The Supreme Court of Canada has issued a legal landscape-changing decision that will affect the sentences for some of the worst multiple murderers in the country, including southern Alberta child killers Derek Saretzky and Edward Downey.
But it remains unclear what will happen to 75-year parole ineligibility period for Calgarian Douglas Garland — who murdered a five-year-old boy and his grandparents — and others whose cases are no longer in the system.
In a unanimous decision, the country’s highest court ruled Friday that Alexandre Bissonnette, the gunman who killed six men at a Quebec City mosque in 2017, will be allowed to apply for parole after 25 years.

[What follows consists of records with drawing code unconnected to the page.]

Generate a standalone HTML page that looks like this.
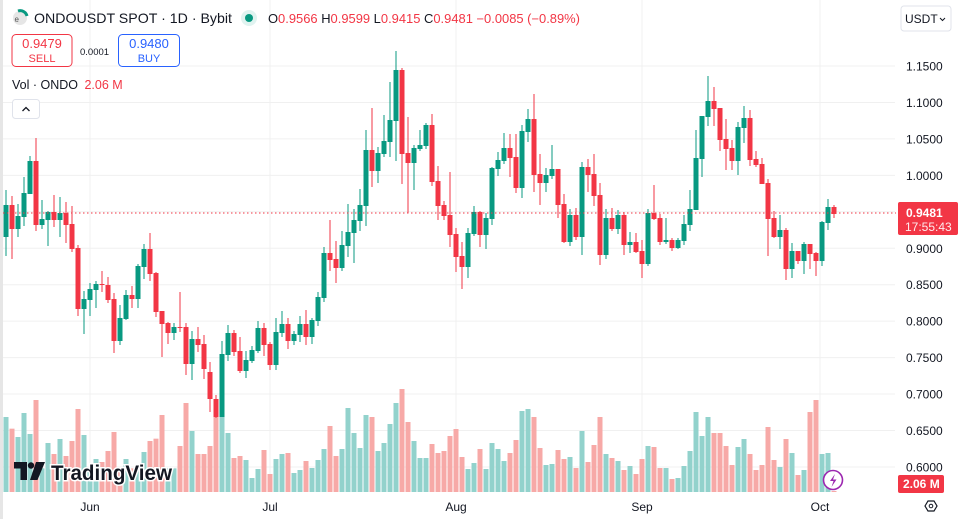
<!DOCTYPE html>
<html><head><meta charset="utf-8"><style>
html,body{margin:0;padding:0;background:#fff;width:960px;height:519px;overflow:hidden;font-family:"Liberation Sans",sans-serif;}
svg{position:absolute;left:0;top:0}
.t{font-family:"Liberation Sans",sans-serif}
</style></head><body>
<svg id="s" width="960" height="519" xmlns="http://www.w3.org/2000/svg"></svg>
<script>
const s=document.getElementById('s');
let h='';
const Y=p=>66+(1.15-p)/0.05*36.45;
h+='<rect x="0" y="0" width="3" height="519" fill="#e6e6e6"/>';
for(let i=0;i<=11;i++){const p=1.15-i*0.05;const y=Y(p);h+=`<line x1="3" x2="895" y1="${y}" y2="${y}" stroke="#f0f0f0"/>`;}
[90,270,456,642,820].forEach(x=>h+=`<line x1="${x}" x2="${x}" y1="0" y2="492" stroke="#f0f0f0"/>`);
const vol=[[6,96,1],[12,131,0],[18,156,1],[24,84,1],[30,147,1],[36,45,0],[42,250,1],[48,174,1],[54,207,0],[60,162,1],[66,213,0],[72,168,0],[78,72,0],[84,150,1],[90,260,1],[96,222,1],[102,231,0],[108,198,0],[114,141,0],[120,250,0],[126,222,1],[132,250,0],[138,250,1],[144,201,1],[150,168,0],[156,161,0],[162,90,0],[168,250,1],[174,250,1],[180,183,0],[186,54,0],[192,138,1],[198,207,0],[204,207,0],[210,183,0],[216,93,0],[222,93,1],[228,144,1],[234,219,0],[240,213,0],[246,225,1],[252,279,1],[258,252,1],[264,195,0],[270,267,0],[276,222,1],[282,207,1],
[288,204,0],[294,264,1],[300,255,1],[306,228,0],[312,249,1],[318,225,1],[324,192,1],[330,123,0],[336,213,0],[342,192,1],[348,69,1],[354,144,1],[360,189,1],[366,90,1],[372,96,0],[378,198,1],[384,174,1],[390,117,1],[396,54,1],[402,12,0],[408,111,0],[414,168,1],[420,219,1],[426,219,1],[432,177,0],[438,204,0],[444,198,0],[450,153,0],[456,132,0],[462,216,0],[468,252,1],[474,234,1],[480,192,0],[486,252,1],[492,174,1],[498,192,1],[504,228,1],[510,204,0],[516,165,0],[522,78,1],[528,72,1],[534,96,0],[540,189,0],[546,240,1],[552,237,1],[558,195,0],[564,222,0],[570,216,1],
[576,249,0],[582,138,1],[588,231,0],[594,180,0],[600,96,0],[606,207,1],[612,219,0],[618,228,1],[624,255,0],[630,243,1],[636,267,0],[642,222,0],[648,183,1],[654,186,0],[660,249,0],[666,249,1],[672,282,0],[678,279,1],[684,243,1],[690,198,1],[696,81,1],[702,153,1],[708,96,1],[714,144,0],[720,144,0],[726,183,0],[732,240,0],[738,186,1],[744,162,1],[750,207,0],[756,255,0],[762,240,0],[768,126,0],[774,225,0],[780,246,1],[786,162,0],[792,204,1],[798,270,0],[804,255,1],[810,81,0],[816,45,0],[822,207,1],[828,204,1],[834,318,0]];
vol.forEach(v=>{const t=385+v[1]/3;h+=`<rect x="${v[0]-2.5}" y="${t}" width="5" height="${492-t}" fill="${v[2]?'#92d2cc':'#f7a9a7'}"/>`;});
const c=[[6,237,205,190,256],[12,205,229,196,259],[18,229,216,204,237],[24,217,193,177,226],[30,194,161,156,194],[36,161,225,138,231],[42,225,219,200,229],[48,220,212,211,246],[54,212,220,195,227],[60,220,213,197,237],[66,213,225,202,243],[72,224,249,206,252],[78,248,309,245,316],[84,309,299,291,334],[90,300,289,283,316],[96,290,284,281,308],[102,284,285,271,292],[108,285,300,277,303],[114,299,341,293,353],[120,341,318,305,345],[126,319,295,290,320],[132,295,299,286,308],[138,299,266,264,308],[144,267,249,244,279],[150,249,274,233,281],[156,273,312,272,317],[162,311,324,311,357],[168,323,333,322,344],[174,333,327,323,340],[180,327,328,292,332],[186,327,364,323,375],[192,364,339,331,380],[198,339,345,327,352],[204,344,369,335,379],[210,372,399,362,412],[216,399,417,395,418],[222,417,354,341,417],
[228,355,333,325,361],[234,333,352,330,356],[240,351,371,337,373],[246,371,360,351,378],[252,361,350,346,363],[258,351,328,321,353],[264,328,345,323,356],[270,344,365,342,370],[276,365,332,318,370],[282,333,324,311,337],[288,324,341,318,349],[294,341,334,331,345],[300,335,324,316,342],[306,324,337,310,345],[312,337,320,318,344],[318,321,297,292,326],[324,298,253,247,302],[330,253,260,220,271],[336,259,268,241,283],[342,268,245,231,271],[348,246,232,204,257],[354,233,220,209,263],[360,221,205,189,231],[366,206,150,130,226],[372,150,171,108,187],[378,171,153,147,183],[384,154,141,115,157],[390,142,120,82,157],[396,121,70,51,161],[402,70,154,68,184],[408,153,163,117,213],[414,163,148,145,190],[420,149,145,130,151],[426,146,125,123,149],
[432,125,182,114,186],[438,181,206,166,220],[444,205,216,201,220],[450,215,235,172,247],[456,234,257,228,272],[462,256,267,242,289],[468,267,233,228,278],[474,234,212,206,236],[480,212,235,211,247],[486,235,218,213,249],[492,219,168,167,225],[498,169,160,152,176],[504,161,148,133,164],[510,148,158,134,177],[516,157,188,134,193],[522,188,131,125,198],[528,132,119,109,142],[534,119,175,94,192],[540,174,183,154,205],[546,183,175,168,192],[552,176,169,145,179],[558,169,205,169,218],[564,204,242,194,243],[570,242,215,209,246],[576,215,237,208,240],[582,237,167,162,255],[588,167,175,159,192],[594,174,196,154,206],[600,195,255,183,265],[606,255,218,209,259],[612,218,229,208,231],[618,229,215,210,234],[624,215,245,212,255],[630,245,242,232,253],
[636,242,252,233,253],[642,251,264,240,278],[648,264,213,209,266],[654,213,219,185,220],[660,218,242,214,245],[666,242,240,218,244],[672,240,248,238,251],[678,248,240,238,249],[684,241,224,215,245],[690,225,209,190,231],[696,210,158,130,210],[702,159,116,116,177],[708,117,101,76,126],[714,101,109,87,126],[720,108,140,108,151],[726,139,149,119,170],[732,148,161,140,170],[738,161,127,122,175],[744,128,118,106,143],[750,118,160,110,166],[756,159,165,151,167],[762,164,184,158,184],[768,183,219,179,256],[774,218,237,211,238],[780,237,230,215,249],[786,230,269,228,280],[792,269,251,243,278],[798,251,261,251,264],[804,261,244,242,274],[810,244,254,244,269],[816,253,261,252,276],[822,261,222,221,266],[828,223,207,199,230],[834,207,214,205,218]];
c.forEach(k=>{const[x,o,cl,hi,lo]=k;const col=(cl<o)?'#089981':'#f23645';const top=Math.min(o,cl),bh=Math.max(1,Math.abs(o-cl));
h+=`<line x1="${x}" x2="${x}" y1="${hi}" y2="${lo}" stroke="${col}" stroke-width="1"/><rect x="${x-2.5}" y="${top}" width="5" height="${bh}" fill="${col}"/>`;});
h+=`<line x1="3" x2="896" y1="213" y2="213" stroke="#f23645" stroke-dasharray="1.5,2.5"/>`;
for(let i=0;i<=11;i++){const p=1.15-i*0.05;if(i==4)continue;const y=Y(p);h+=`<text x="906" y="${y+4.5}" font-size="12" fill="#131722" class="t">${p.toFixed(4)}</text>`;}
h+=`<rect x="898" y="202" width="60" height="33" rx="2" fill="#f23645"/><text x="906" y="217" font-size="12" font-weight="bold" fill="#fff" class="t">0.9481</text><text x="905" y="231" font-size="12" fill="#fff" fill-opacity="0.9" class="t">17:55:43</text>`;
h+=`<rect x="898" y="475" width="46" height="18" rx="2" fill="#f23645"/><text x="903" y="488" font-size="12" font-weight="bold" fill="#fff" class="t">2.06 M</text>`;
h+=`<rect x="901" y="6" width="50" height="25" rx="3" fill="#fff" stroke="#e0e3eb"/><text x="905" y="23" font-size="12" fill="#131722" class="t">USDT</text><path d="M940 18l2.5 2.5 2.5-2.5" stroke="#131722" fill="none"/>`;
[[90,'Jun'],[270,'Jul'],[456,'Aug'],[642,'Sep'],[820,'Oct']].forEach(m=>h+=`<text x="${m[0]}" y="511" font-size="12" text-anchor="middle" fill="#131722" class="t">${m[1]}</text>`);
h+=`<path d="M925 506l3-5h6l3 5-3 5h-6z" fill="none" stroke="#131722" stroke-width="1.2"/><circle cx="931" cy="506" r="1.8" fill="none" stroke="#131722"/>`;
h+=`<circle cx="833" cy="480" r="9.5" fill="#fff" stroke="#9c27b0" stroke-width="1.6"/><path d="M835 474l-5 7h3.5l-2 6 5-7.5h-3.5z" fill="#9c27b0"/>`;
h+=`<circle cx="20" cy="18" r="7" fill="#e6e6e6"/><path d="M18 11a7 7 0 0 1 9 5" stroke="#089981" stroke-width="3" fill="none"/><text x="14.5" y="22" font-size="8" fill="#555" class="t">e</text>`;
h+=`<text x="34" y="23" font-size="14" fill="#131722" class="t" textLength="198" lengthAdjust="spacingAndGlyphs">ONDOUSDT SPOT · 1D · Bybit</text>`;
h+=`<circle cx="249" cy="18" r="8" fill="#e0f3f0"/><circle cx="249" cy="18" r="4" fill="#089981"/>`;
h+=`<text x="268" y="23" font-size="12.5" class="t" fill="#131722" textLength="312" lengthAdjust="spacingAndGlyphs">O<tspan fill="#f23645">0.9566</tspan> H<tspan fill="#f23645">0.9599</tspan> L<tspan fill="#f23645">0.9415</tspan> C<tspan fill="#f23645">0.9481</tspan> <tspan fill="#f23645">−0.0085 (−0.89%)</tspan></text>`;
h+=`<rect x="12" y="34.5" width="60" height="32" rx="4" fill="#fff" stroke="#f23645"/><text x="42" y="48" font-size="13" text-anchor="middle" fill="#f23645" class="t">0.9479</text><text x="42" y="62" font-size="11" text-anchor="middle" fill="#f23645" class="t">SELL</text>`;
h+=`<text x="80" y="55" font-size="9.5" fill="#131722" class="t">0.0001</text>`;
h+=`<rect x="118.5" y="34.5" width="61" height="32" rx="4" fill="#fff" stroke="#2962ff"/><text x="149" y="48" font-size="13" text-anchor="middle" fill="#2962ff" class="t">0.9480</text><text x="149" y="62" font-size="11" text-anchor="middle" fill="#2962ff" class="t">BUY</text>`;
h+=`<text x="12" y="89" font-size="12.5" fill="#131722" class="t">Vol · ONDO <tspan dx="3" fill="#f23645">2.06 M</tspan></text>`;
h+=`<rect x="12.5" y="99.5" width="27" height="19" rx="3" fill="#fff" stroke="#e0e3eb"/><path d="M22.5 111l3.5-3.5 3.5 3.5" stroke="#131722" stroke-width="1.3" fill="none"/>`;
h+=`<g><path d="M14 462h13v18h-6.5v-11.5h-6.5z" fill="#131722"/><circle cx="31" cy="465.5" r="3.2" fill="#131722"/><path d="M36 462h9l-7.5 18h-7.5z" fill="#131722"/><text x="51" y="480" font-size="21" font-weight="bold" fill="#131722" stroke="#fff" stroke-width="3" paint-order="stroke" class="t" textLength="121" lengthAdjust="spacingAndGlyphs">TradingView</text></g>`;
s.innerHTML=h;
</script>
</body></html>
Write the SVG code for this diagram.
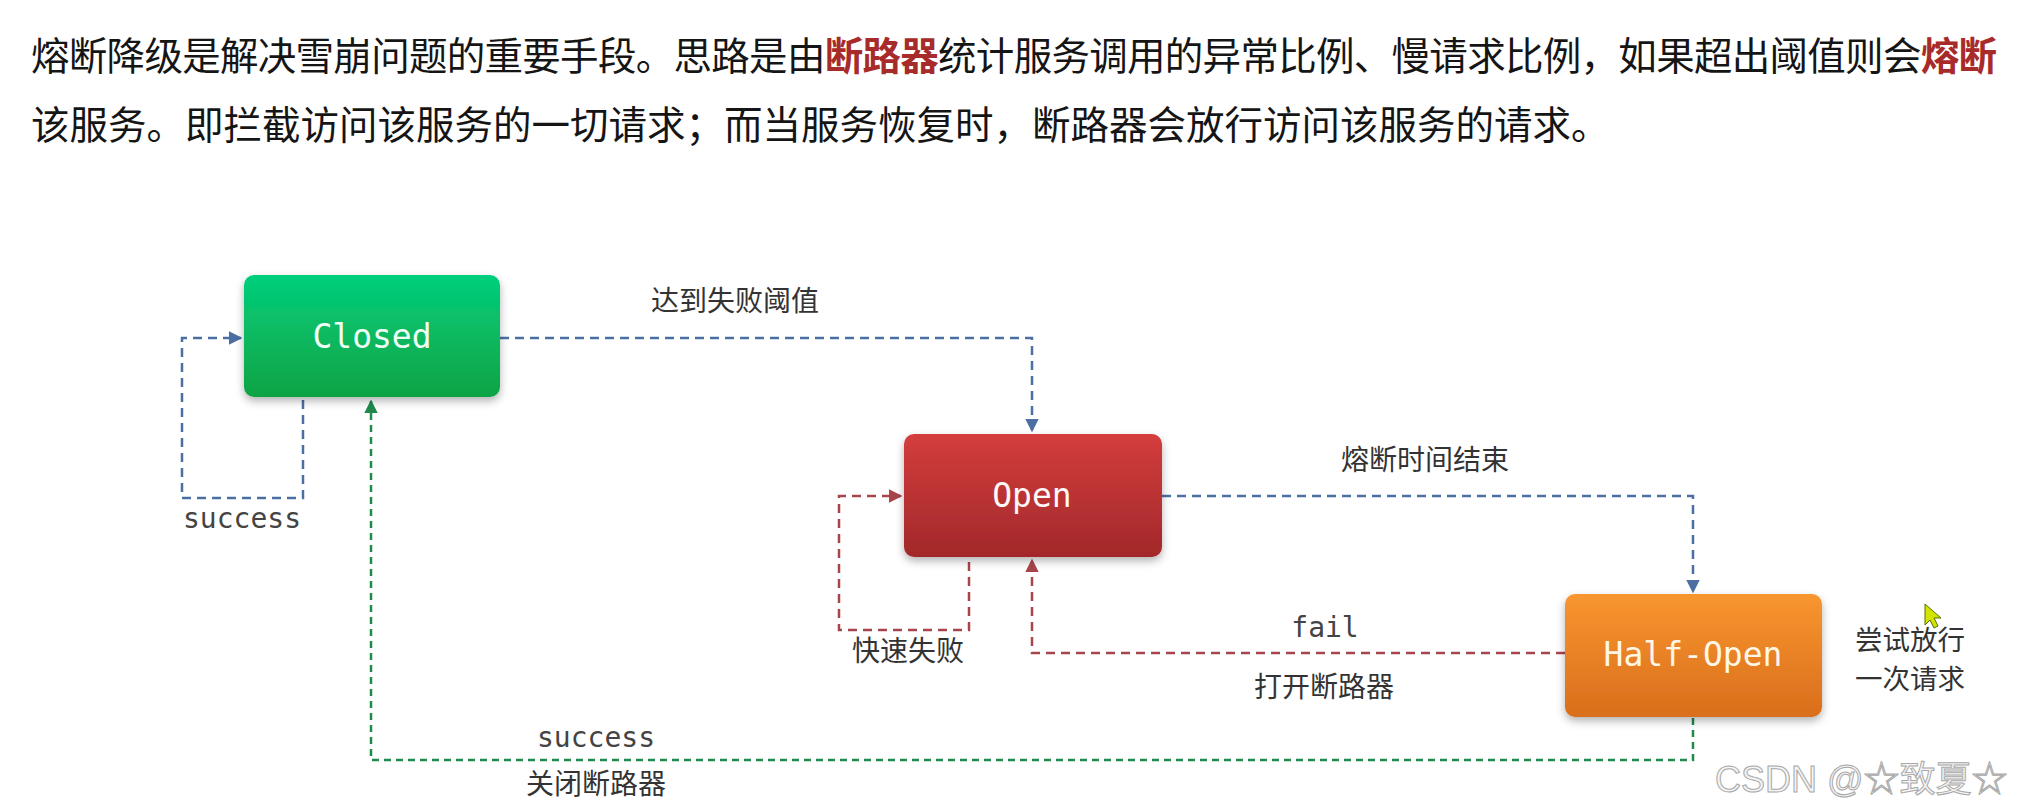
<svg xmlns="http://www.w3.org/2000/svg" width="2022" height="811" viewBox="0 0 2022 811">
<style>
.para{font-family:"Noto Sans CJK SC","Noto Sans",sans-serif;font-size:38.5px;fill:#151515}
.hl{fill:#a82b2b;font-weight:bold}
.node{font-family:"DejaVu Sans Mono","Liberation Mono",monospace;font-size:33px;text-anchor:middle}
.lbl{font-family:"Noto Sans CJK SC","Noto Sans",sans-serif;font-size:28px;fill:#333}
.mono{font-family:"DejaVu Sans Mono","Liberation Mono",monospace;font-size:28px;fill:#444}
.c{text-anchor:middle}
.blue{fill:none;stroke:#4b6fa3;stroke-width:2.5;stroke-dasharray:9 6}
.red{fill:none;stroke:#a8444b;stroke-width:2.5;stroke-dasharray:9 6}
.green{fill:none;stroke:#1f8a4c;stroke-width:2.5;stroke-dasharray:7 5}
.wm{font-family:"Liberation Sans","Noto Sans CJK SC",sans-serif;font-size:36px;fill:#f4f4f4;stroke:#a8a8a8;stroke-width:1}
</style>
<defs>
<linearGradient id="gG" x1="0" y1="0" x2="0" y2="1"><stop offset="0" stop-color="#03cf7c"/><stop offset="1" stop-color="#10a344"/></linearGradient>
<linearGradient id="gR" x1="0" y1="0" x2="0" y2="1"><stop offset="0" stop-color="#d43d3d"/><stop offset="1" stop-color="#a2282a"/></linearGradient>
<linearGradient id="gO" x1="0" y1="0" x2="0" y2="1"><stop offset="0" stop-color="#f8962f"/><stop offset="1" stop-color="#d96e1c"/></linearGradient>
<filter id="sh" x="-10%" y="-10%" width="120%" height="130%"><feDropShadow dx="0" dy="4" stdDeviation="4" flood-color="#000" flood-opacity="0.3"/></filter>
<marker id="aB" viewBox="0 0 10 10" refX="9" refY="5" markerWidth="5.5" markerHeight="5.5" orient="auto" markerUnits="strokeWidth"><path d="M0 0L10 5L0 10z" fill="#4b6fa3"/></marker>
<marker id="aR" viewBox="0 0 10 10" refX="9" refY="5" markerWidth="5.5" markerHeight="5.5" orient="auto" markerUnits="strokeWidth"><path d="M0 0L10 5L0 10z" fill="#a8444b"/></marker>
<marker id="aG" viewBox="0 0 10 10" refX="9" refY="5" markerWidth="5.5" markerHeight="5.5" orient="auto" markerUnits="strokeWidth"><path d="M0 0L10 5L0 10z" fill="#1f8a4c"/></marker>
</defs>
<rect width="2022" height="811" fill="#fff"/>
<g id="intro">
<text class="para" x="31" y="70" textLength="1966" lengthAdjust="spacing">熔断降级是解决雪崩问题的重要手段。思路是由<tspan class="hl">断路器</tspan>统计服务调用的异常比例、慢请求比例，如果超出阈值则会<tspan class="hl">熔断</tspan></text>
<text class="para" x="31" y="139">该服务。即拦截访问该服务的一切请求；而当服务恢复时，断路器会放行访问该服务的请求。</text>
</g>
<g id="connectors">
<path class="blue" d="M303 400V498H182V338H241" marker-end="url(#aB)"/>
<path class="blue" d="M500 338H1032V431" marker-end="url(#aB)"/>
<path class="red" d="M969 562V630H839V496H901" marker-end="url(#aR)"/>
<path class="blue" d="M1162 496H1693V592" marker-end="url(#aB)"/>
<path class="red" d="M1565 653H1032V560" marker-end="url(#aR)"/>
<path class="green" d="M1693 718V760H371V401" marker-end="url(#aG)"/>
</g>
<g id="labels">
<text class="lbl c" x="735" y="311">达到失败阈值</text>
<text class="mono" x="183" y="528">success</text>
<text class="lbl c" x="1425" y="470">熔断时间结束</text>
<text class="lbl c" x="908" y="661">快速失败</text>
<text class="mono c" x="1325" y="637">fail</text>
<text class="lbl c" x="1324" y="697">打开断路器</text>
<text class="lbl" x="1855" y="650" style="font-size:27.5px">尝试放行</text>
<text class="lbl" x="1855" y="689" style="font-size:27.5px">一次请求</text>
<text class="mono c" x="596" y="747">success</text>
<text class="lbl c" x="596" y="794">关闭断路器</text>
</g>
<g id="closed">
<rect x="244" y="275" width="256" height="122" rx="10" fill="url(#gG)" filter="url(#sh)"/>
<text class="node" x="372" y="348" fill="#effff5">Closed</text>
</g>
<g id="open">
<rect x="904" y="434" width="258" height="123" rx="10" fill="url(#gR)" filter="url(#sh)"/>
<text class="node" x="1032" y="507" fill="#fff8f8">Open</text>
</g>
<g id="half-open">
<rect x="1565" y="594" width="257" height="123" rx="10" fill="url(#gO)" filter="url(#sh)"/>
<text class="node" x="1693" y="666" fill="#fff6e6">Half-Open</text>
</g>
<text class="wm" x="1715" y="792">CSDN @☆致夏☆</text>
<path d="M1925 604L1925 625L1930 620L1934 628L1938 626L1934 618L1941 618Z" fill="#d2e400" stroke="#5a6e00" stroke-width="1"/>
</svg>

Sentencing rules were changed under the Harper Conservatives in 2011 with a new provision of the Criminal Code that allowed judges the discretion to hand out consecutive parole ineligibility periods to multiple murderers.
The Supreme Court has called that provision unconstitutional and said those punishments “bring the administration of justice into disrepute” and are “cruel and unusual by nature.”
Garland, Saretzky, Downey
In recent years, three high-profile triple murderers in southern Alberta were handed life sentences with no chance of parole for 50 to 75 years.
The sentence appeals for two of those killers, Derek Saretzky and Edward Downey, have been on hold pending the court’s decision in Bissonnette.
In 2016, Downey murdered Sara Baillie and her five-year-old daughter, Taliyah Marsman. He was found guilty on two counts of first-degree murder and handed a life sentence with no chance of parole for 50 years.
Saretzky, from Blairmore, Alta., was convicted of three counts of first-degree murder in the 2015 deaths of Terry Blanchette, his two-year-old daughter, Hailey Dunbar-Blanchette, and a neighbour, Hanne Meketech, 69.
Ruling ‘should mean’ appeals granted
It’s expected Downey and Saretzky’s sentences will be overturned and a 25-year parole ineligibility period imposed.
“It should mean their appeals will be granted,” said Saretzky’s lawyer, Balfour Der.
Saretzky was 22 years old when he was arrested and first placed into custody. Now, with Saretzky’s sentence appeal expected to be successful, he can ask for release at the age of 47, instead of 97.
Der says the top court’s decision is an important one that deals with fundamental Canadian values “that separate our system of justice from many in the world.”
“And that is that we never forget about or ignore the possibility of rehabilitation for offenders,” said Der.
Eligibility to apply for parole does not equal release, and a life sentence means an offender will be either in prison or on conditions for their entire lifespan.
“Life is life,” said defence lawyer Kelsey Sitar, who specializes in appeals. “Just because you’re eligible to apply does not mean you’re going to get parole, and lots and lots of people serving life sentences do not.”
Chances ‘dim’ for inactive cases
It’s less clear what will happen to offenders whose sentence appeals have already been argued.
Garland killed five-year-old Nathan O’Brien and his grandparents Alvin and Kathy Liknes in Calgary in 2014.
Garland was convicted of three counts of first-degree murder and handed a life sentence with no chance of parole for 75 years, which was upheld by the Alberta Court of Appeal.
“I think their chances are very dim because unless the case is in the system, they’re going to have a very difficult time getting any relief,” said Alias Sanders, one of the most experienced appeal lawyers in Alberta.
“At the time they were sentenced, the legislation hadn’t been declared unconstitutional.”
Finality principle vs. change in law
Sanders says that once an appeal is heard and dismissed on its merits, there’s no jurisdiction for the court of appeal to reopen it.
She points to an Alberta Court of Appeal decision called Canto, where the panel ruled that a sentence appeal could not be argued after a Supreme Court decision resulted in a relevant change in law.
“Our Court of Appeal has said the principle of finality prevails over a change in the law,” said Sanders.
There is a pathway to a ministerial review by the justice minister for those who feel they are victims of a miscarriage of justice, but Sanders says that tends to be reserved for those claiming to be wrongfully convicted.
She suspects it would be a “long shot” for a justice minister to institute a form of relief for a convicted murder.
“It’s an unconstitutional law, but is it a miscarriage of justice? I don’t know.”